### What is needed
Repeat exactly the lines from the start through the line with "plt.rcParams['lines.scale_dashes'] = False", both ends included.

### Source excerpt
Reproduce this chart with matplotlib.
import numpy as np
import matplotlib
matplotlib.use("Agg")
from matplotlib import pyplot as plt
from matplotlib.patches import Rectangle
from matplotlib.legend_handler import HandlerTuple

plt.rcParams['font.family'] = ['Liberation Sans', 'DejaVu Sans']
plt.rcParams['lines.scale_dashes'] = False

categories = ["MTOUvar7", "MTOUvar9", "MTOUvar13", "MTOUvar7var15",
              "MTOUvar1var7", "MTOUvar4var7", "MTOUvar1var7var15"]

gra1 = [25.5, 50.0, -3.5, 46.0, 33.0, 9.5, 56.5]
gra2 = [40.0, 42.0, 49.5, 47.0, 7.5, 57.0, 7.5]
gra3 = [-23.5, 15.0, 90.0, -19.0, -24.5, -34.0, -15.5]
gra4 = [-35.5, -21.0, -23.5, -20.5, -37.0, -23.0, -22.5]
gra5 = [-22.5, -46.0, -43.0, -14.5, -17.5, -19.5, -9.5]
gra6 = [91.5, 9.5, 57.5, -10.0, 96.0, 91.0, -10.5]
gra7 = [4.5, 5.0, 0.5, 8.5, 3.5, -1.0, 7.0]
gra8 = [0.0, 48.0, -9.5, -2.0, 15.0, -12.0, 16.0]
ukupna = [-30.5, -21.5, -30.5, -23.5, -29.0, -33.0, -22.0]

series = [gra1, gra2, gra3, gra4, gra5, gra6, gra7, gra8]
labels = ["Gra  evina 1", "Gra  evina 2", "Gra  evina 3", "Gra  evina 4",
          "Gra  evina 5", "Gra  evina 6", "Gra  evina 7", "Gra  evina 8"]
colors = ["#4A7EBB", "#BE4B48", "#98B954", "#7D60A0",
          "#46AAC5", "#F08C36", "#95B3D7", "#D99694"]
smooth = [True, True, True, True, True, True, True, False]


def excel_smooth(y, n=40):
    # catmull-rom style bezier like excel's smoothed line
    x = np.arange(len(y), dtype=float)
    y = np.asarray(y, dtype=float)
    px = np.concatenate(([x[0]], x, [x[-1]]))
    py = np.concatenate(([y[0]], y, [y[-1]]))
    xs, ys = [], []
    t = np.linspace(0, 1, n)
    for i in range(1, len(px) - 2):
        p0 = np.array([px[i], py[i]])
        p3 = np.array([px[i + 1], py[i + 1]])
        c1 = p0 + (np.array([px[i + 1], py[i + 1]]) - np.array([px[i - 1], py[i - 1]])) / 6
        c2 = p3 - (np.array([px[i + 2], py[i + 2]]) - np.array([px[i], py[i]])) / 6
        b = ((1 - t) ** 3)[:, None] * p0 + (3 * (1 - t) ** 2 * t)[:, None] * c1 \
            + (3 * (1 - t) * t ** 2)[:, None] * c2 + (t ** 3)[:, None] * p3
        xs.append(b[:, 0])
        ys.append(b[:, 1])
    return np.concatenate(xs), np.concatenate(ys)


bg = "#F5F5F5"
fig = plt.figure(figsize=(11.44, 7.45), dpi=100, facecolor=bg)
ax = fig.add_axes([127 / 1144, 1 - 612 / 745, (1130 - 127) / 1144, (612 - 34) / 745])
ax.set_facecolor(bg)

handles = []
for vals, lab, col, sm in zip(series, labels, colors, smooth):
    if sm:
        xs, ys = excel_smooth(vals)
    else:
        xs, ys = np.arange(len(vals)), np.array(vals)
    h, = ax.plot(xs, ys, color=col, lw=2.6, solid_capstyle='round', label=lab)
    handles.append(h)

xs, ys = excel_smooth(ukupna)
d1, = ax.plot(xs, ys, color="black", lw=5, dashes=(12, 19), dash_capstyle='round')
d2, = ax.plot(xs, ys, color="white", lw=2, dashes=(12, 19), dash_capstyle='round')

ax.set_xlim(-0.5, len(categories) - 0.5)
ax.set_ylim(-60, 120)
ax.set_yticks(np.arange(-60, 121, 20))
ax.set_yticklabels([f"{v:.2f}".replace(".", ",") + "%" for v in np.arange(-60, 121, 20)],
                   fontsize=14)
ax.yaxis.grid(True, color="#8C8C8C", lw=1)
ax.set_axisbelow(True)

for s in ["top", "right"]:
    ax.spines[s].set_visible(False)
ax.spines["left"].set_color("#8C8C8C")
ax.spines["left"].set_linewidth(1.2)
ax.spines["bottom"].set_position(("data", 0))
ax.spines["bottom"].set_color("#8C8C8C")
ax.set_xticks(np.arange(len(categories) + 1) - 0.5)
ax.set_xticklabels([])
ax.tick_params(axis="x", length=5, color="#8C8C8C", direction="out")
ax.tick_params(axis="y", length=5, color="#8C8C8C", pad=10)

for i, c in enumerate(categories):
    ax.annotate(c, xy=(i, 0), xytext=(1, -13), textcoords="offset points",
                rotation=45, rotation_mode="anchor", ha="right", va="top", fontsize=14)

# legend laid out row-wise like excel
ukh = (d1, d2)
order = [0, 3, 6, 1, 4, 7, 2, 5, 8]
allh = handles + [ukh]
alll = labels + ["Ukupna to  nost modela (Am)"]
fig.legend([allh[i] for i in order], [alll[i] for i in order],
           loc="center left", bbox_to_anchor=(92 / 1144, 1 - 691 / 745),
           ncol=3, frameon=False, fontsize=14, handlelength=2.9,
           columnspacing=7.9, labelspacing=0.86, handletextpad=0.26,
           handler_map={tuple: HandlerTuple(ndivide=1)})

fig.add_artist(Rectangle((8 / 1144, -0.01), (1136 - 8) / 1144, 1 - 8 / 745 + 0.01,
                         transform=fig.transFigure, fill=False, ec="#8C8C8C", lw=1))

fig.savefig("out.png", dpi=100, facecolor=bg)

### Problem solution
Reproduce this chart with matplotlib.
import numpy as np
import matplotlib
matplotlib.use("Agg")
from matplotlib import pyplot as plt
from matplotlib.patches import Rectangle
from matplotlib.legend_handler import HandlerTuple

plt.rcParams['font.family'] = ['Liberation Sans', 'DejaVu Sans']
plt.rcParams['lines.scale_dashes'] = False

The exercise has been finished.